Since leaving Mudgee a week ago, we’ve driven 3500kms. That’s about 2200mis.
Right now we’re in Alice Springs, in the Northern Territory, Central Australia. Tomorrow we drive about 250kms north to Utopia, which is the aboriginal homeland where we’ll be staying for a few days, and filming.
It’s been a beautiful drive across and up from Melbourne.
The first day we drove about 900kms to Port Wakefield, north of Adelaide. Second night we stayed in Coober Pedy, which is an opal mining town some 800kms north of Port Wakefield.
Driving into Coober Pedy, I noticed a line of TVs by an abandoned mine.
Coober Pedy is a place where people go who need to hide. They say there are more dead bodies in the mines here than there are people walking above ground.

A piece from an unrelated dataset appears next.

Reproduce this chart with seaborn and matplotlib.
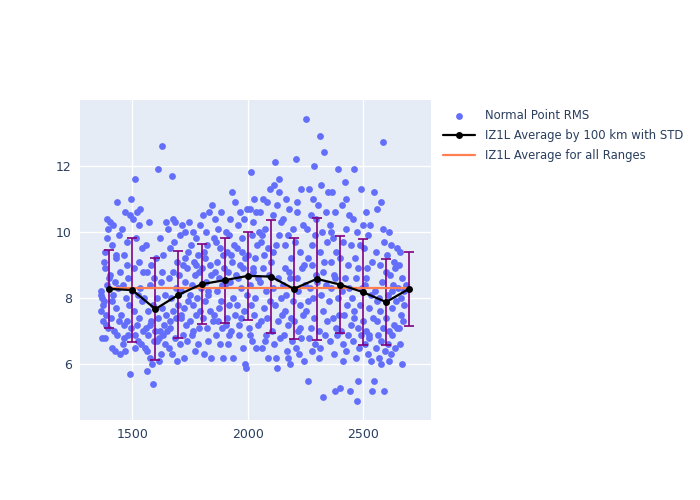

We were walking to a Greek Taverna for dinner, just on sunset, when a beat up old car pulled out and this bloke got out and walked up to us. He looked like Ivan Milat (a notorious Australia mass serial killer).
He unfurled a tattered and grubby black velvet wallet, and produced some very dodgy opal jewellery. Actually it was faux opal. It was in fact polished stone, nothing more. He told us that it was the cheapest opal we’d get in Coober Pedy, and said that he was selling a necklace for $40.
Jennifer, knowing that it was a scam and the stone was junk, told me we should buy a piece. So I shelled over forty bucks.
As he drove away Jennifer said that it was the least we could do for him. It looked like he needed that sale.
She is an angel.
In Coober Pedy it gets so hot that everyone lives underground. We stayed in an underground motel – the room was beautifully cool. Outside it was about 44 degrees Celsius – about 111Fahrenheit.
That was last night. This morning before leaving we visited two churches – both underground. (By underground, they are dug into a hillside.) One was a simple bush church –
The other was larger – a Serbian Church.
I will post some shots from Alice Springs tomorrow, and hopefully I will have some internet out at Utopia so I can post some shots from there too.
It’s one of the most remote aboriginal communities in Australia. I’m very excited, and feel very privileged, to be going there to film.